PROMPT:
Return the material word for word. Do not include pictures.

Plotting code records:
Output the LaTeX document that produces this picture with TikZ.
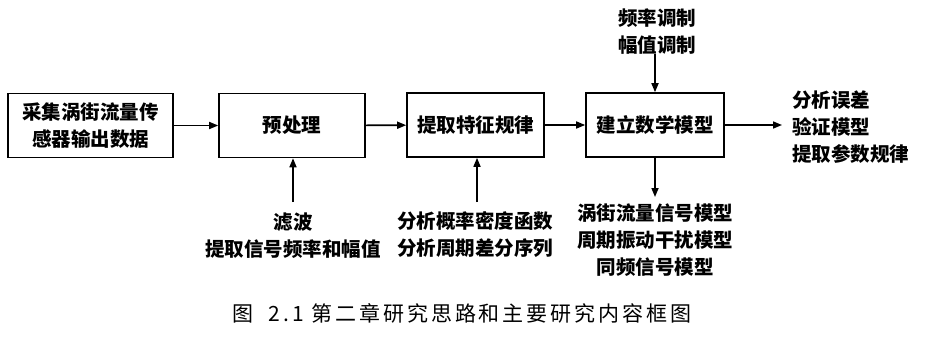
\documentclass[tikz,border=0pt]{standalone}
\usepackage{fontspec}
\setmainfont{Noto Sans CJK SC}
\newfontfamily\capfont{Noto Sans CJK SC}
\usetikzlibrary{arrows.meta}
\begin{document}
\begin{tikzpicture}[x=1pt,y=-1pt,
  box/.style={draw,line width=1.6pt,inner sep=0pt,minimum height=64pt,font=\bfseries\fontsize{19.5}{27}\selectfont,align=center},
  lbl/.style={inner sep=0pt,font=\bfseries\fontsize{19.5}{27}\selectfont,align=center},
  arr/.style={line width=1.6pt,-{Triangle[length=9pt,width=7pt]}}]
\useasboundingbox (0,0) rectangle (936,346);
\node[box,minimum width=165pt] (b1) at (90.5,125.5) {采集涡街流量传\\感器输出数据};
\node[box,minimum width=146pt] (b2) at (292,125.5) {预处理};
\node[box,minimum width=137pt] (b3) at (475.5,125) {提取特征规律};
\node[box,minimum width=138pt] (b4) at (655,125) {建立数学模型};
\node[lbl,align=left,anchor=west] (out) at (792,127) {分析误差\\验证模型\\提取参数规律};
\node[lbl] (top) at (657,31.5) {频率调制\\幅值调制};
\node[lbl] (bot4) at (655,240) {涡街流量信号模型\\周期振动干扰模型\\同频信号模型};
\node[lbl] (bot3) at (475,235) {分析概率密度函数\\分析周期差分序列};
\node[lbl] (bot2) at (293,236) {滤波\\提取信号频率和幅值};
\coordinate (oe) at (782,125);
\draw[arr] (b1) -- (b2);
\draw[arr] (b2) -- (b3);
\draw[arr] (b3) -- (b4);
\draw[arr] (b4.east) -- (oe);
\draw[arr] (655,54) -- (b4.north);
\draw[arr] (b4.south) -- (655,197);
\draw[arr] (477,202) -- (b3.south -| 477,0);
\draw[arr] (293,202) -- (b2.south -| 293,0);
\node[inner sep=0pt,font=\capfont\fontsize{21}{24}\selectfont\addfontfeature{LetterSpace=14}] (cap) at (462,313) {图\ \ 2.1 第二章研究思路和主要研究内容框图};
\end{tikzpicture}
\end{document}
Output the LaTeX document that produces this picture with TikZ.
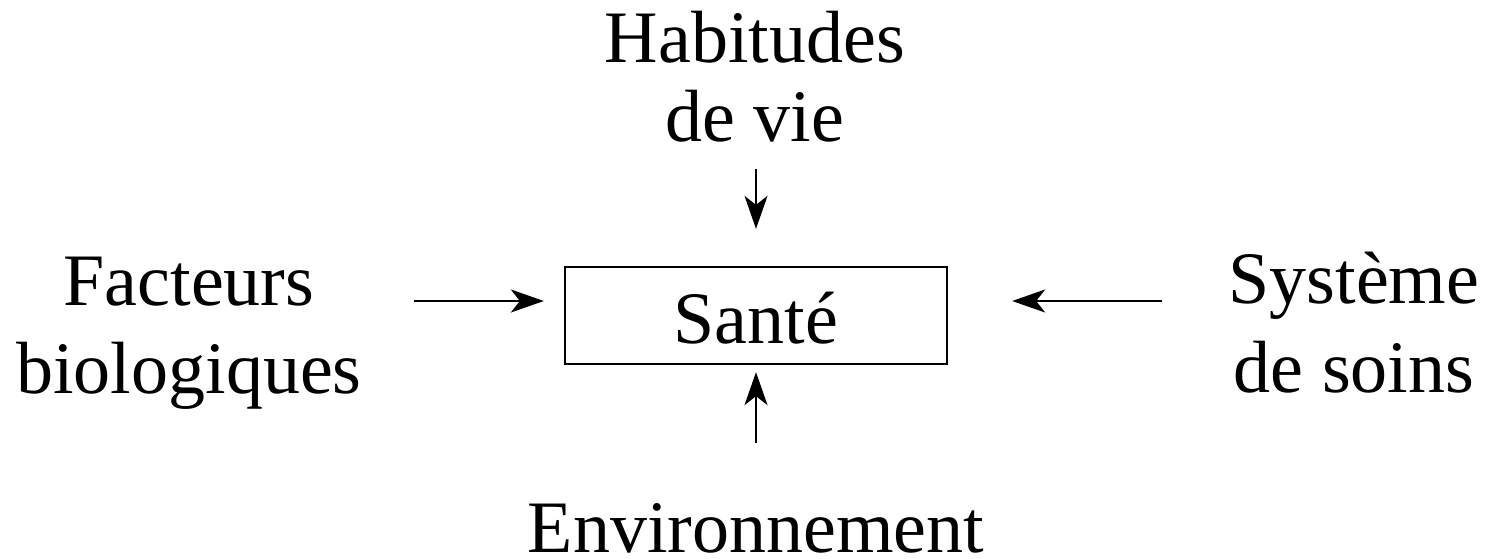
\documentclass[tikz,border=0pt]{standalone}
\usepackage{fontspec}
\setmainfont{Liberation Serif}
\usetikzlibrary{arrows.meta}
\begin{document}
\begin{tikzpicture}[x=1pt,y=-1pt,
  lbl/.style={inner sep=0pt, align=center, anchor=base},
  arr/.style={line width=2.3pt, -{Stealth[length=33pt,width=23pt,inset=9pt]}},
  santebox/.style={draw, line width=2.3pt, inner sep=0pt, text height=76pt, text depth=21pt, minimum width=382pt, anchor=base}]
\useasboundingbox (0,0) rectangle (1488,558);
\node[santebox, font=\fontsize{74}{79}\selectfont] (sante) at (756,343) {Santé};
\node[lbl, font=\fontsize{74}{79}\selectfont] (hab) at (755,141) {Habitudes\\de vie};
\node[lbl, font=\fontsize{74}{88}\selectfont] (fac) at (189,393) {Facteurs\\biologiques};
\node[lbl, font=\fontsize{74}{89}\selectfont] (sys) at (1354,392) {Système\\de soins};
\node[lbl, font=\fontsize{74}{79}\selectfont] (env) at (756,552) {Environnement};
\coordinate (ht) at (756,169);
\coordinate (et) at (756,443);
\coordinate (ft) at (414,301);
\coordinate (st) at (1162,301);
\draw[arr, shorten >=37pt] (ht) -- (sante.north);
\draw[arr, shorten >=7pt] (et) -- (sante.south);
\draw[arr, shorten >=20pt] (ft) -- (sante.west |- ft);
\draw[arr, shorten >=64pt] (st) -- (sante.east |- st);
\end{tikzpicture}
\end{document}
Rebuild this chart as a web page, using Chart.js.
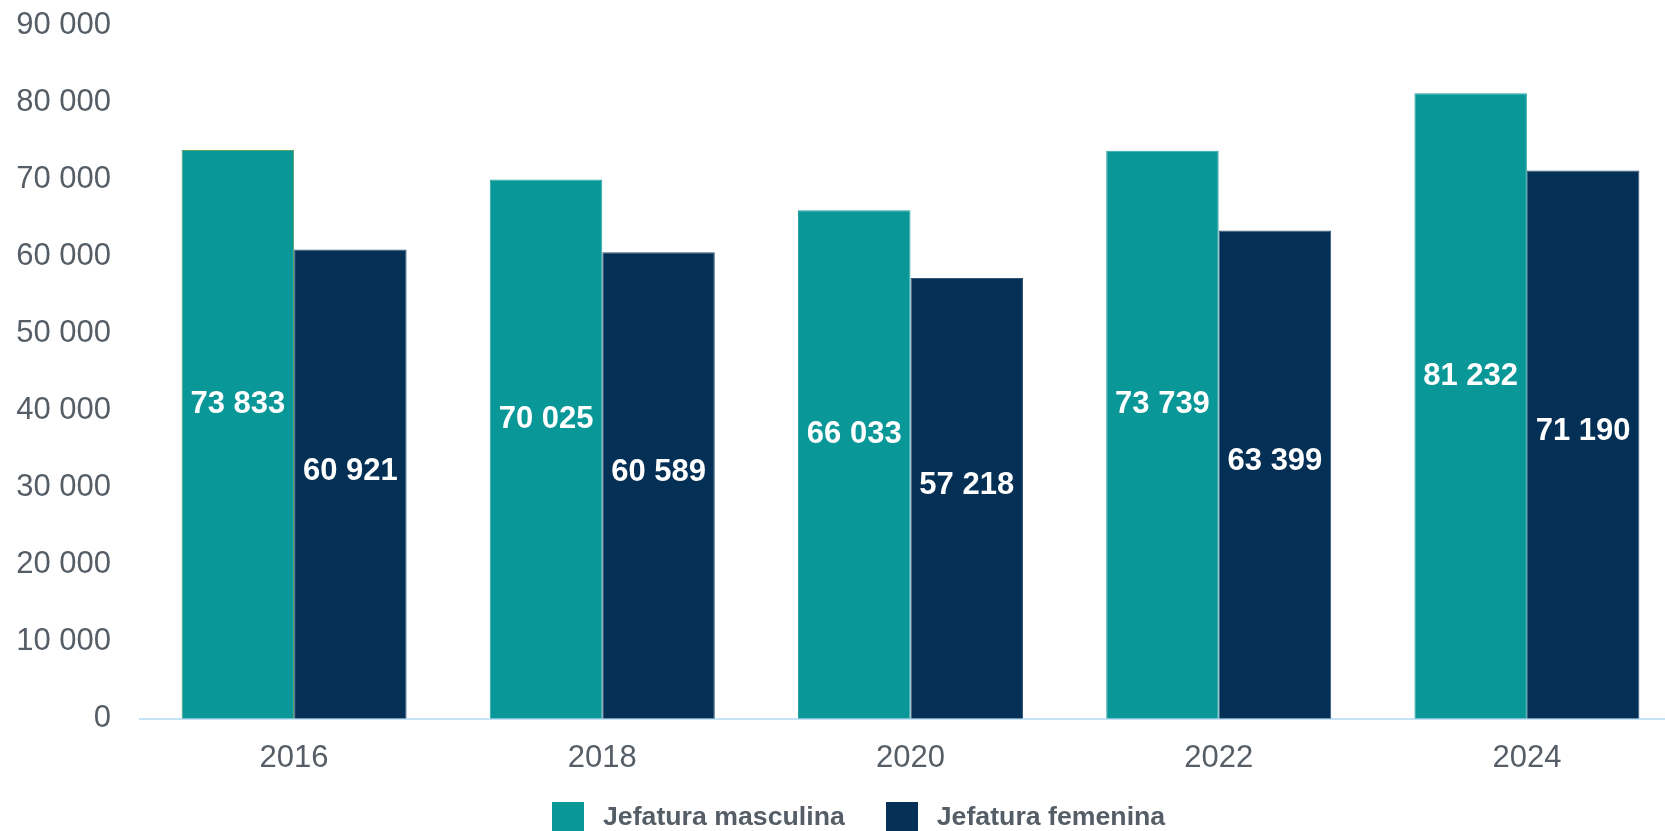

OUTPUT OF THE TASK:
Output the LaTeX document that produces this picture with TikZ.
\documentclass[tikz,border=0pt]{standalone}
\usepackage{fontspec}
\setmainfont{Noto Sans CJK SC}
\newfontfamily\capfont{Noto Sans CJK SC}
\usetikzlibrary{arrows.meta}
\begin{document}
\begin{tikzpicture}[x=1pt,y=-1pt,
  box/.style={draw,line width=1.6pt,inner sep=0pt,minimum height=64pt,font=\bfseries\fontsize{19.5}{27}\selectfont,align=center},
  lbl/.style={inner sep=0pt,font=\bfseries\fontsize{19.5}{27}\selectfont,align=center},
  arr/.style={line width=1.6pt,-{Triangle[length=9pt,width=7pt]}}]
\useasboundingbox (0,0) rectangle (936,346);
\node[box,minimum width=165pt] (b1) at (90.5,125.5) {采集涡街流量传\\感器输出数据};
\node[box,minimum width=146pt] (b2) at (292,125.5) {预处理};
\node[box,minimum width=137pt] (b3) at (475.5,125) {提取特征规律};
\node[box,minimum width=138pt] (b4) at (655,125) {建立数学模型};
\node[lbl,align=left,anchor=west] (out) at (792,127) {分析误差\\验证模型\\提取参数规律};
\node[lbl] (top) at (657,31.5) {频率调制\\幅值调制};
\node[lbl] (bot4) at (655,240) {涡街流量信号模型\\周期振动干扰模型\\同频信号模型};
\node[lbl] (bot3) at (475,235) {分析概率密度函数\\分析周期差分序列};
\node[lbl] (bot2) at (293,236) {滤波\\提取信号频率和幅值};
\coordinate (oe) at (782,125);
\draw[arr] (b1) -- (b2);
\draw[arr] (b2) -- (b3);
\draw[arr] (b3) -- (b4);
\draw[arr] (b4.east) -- (oe);
\draw[arr] (655,54) -- (b4.north);
\draw[arr] (b4.south) -- (655,197);
\draw[arr] (477,202) -- (b3.south -| 477,0);
\draw[arr] (293,202) -- (b2.south -| 293,0);
\node[inner sep=0pt,font=\capfont\fontsize{21}{24}\selectfont\addfontfeature{LetterSpace=14}] (cap) at (462,313) {图\ \ 2.1 第二章研究思路和主要研究内容框图};
\end{tikzpicture}
\end{document}
Output the LaTeX document that produces this picture with TikZ.
\documentclass[tikz,border=0pt]{standalone}
\usepackage{fontspec}
\setmainfont{Liberation Serif}
\usetikzlibrary{arrows.meta}
\begin{document}
\begin{tikzpicture}[x=1pt,y=-1pt,
  lbl/.style={inner sep=0pt, align=center, anchor=base},
  arr/.style={line width=2.3pt, -{Stealth[length=33pt,width=23pt,inset=9pt]}},
  santebox/.style={draw, line width=2.3pt, inner sep=0pt, text height=76pt, text depth=21pt, minimum width=382pt, anchor=base}]
\useasboundingbox (0,0) rectangle (1488,558);
\node[santebox, font=\fontsize{74}{79}\selectfont] (sante) at (756,343) {Santé};
\node[lbl, font=\fontsize{74}{79}\selectfont] (hab) at (755,141) {Habitudes\\de vie};
\node[lbl, font=\fontsize{74}{88}\selectfont] (fac) at (189,393) {Facteurs\\biologiques};
\node[lbl, font=\fontsize{74}{89}\selectfont] (sys) at (1354,392) {Système\\de soins};
\node[lbl, font=\fontsize{74}{79}\selectfont] (env) at (756,552) {Environnement};
\coordinate (ht) at (756,169);
\coordinate (et) at (756,443);
\coordinate (ft) at (414,301);
\coordinate (st) at (1162,301);
\draw[arr, shorten >=37pt] (ht) -- (sante.north);
\draw[arr, shorten >=7pt] (et) -- (sante.south);
\draw[arr, shorten >=20pt] (ft) -- (sante.west |- ft);
\draw[arr, shorten >=64pt] (st) -- (sante.east |- st);
\end{tikzpicture}
\end{document}
Rebuild this chart as a web page, using Chart.js.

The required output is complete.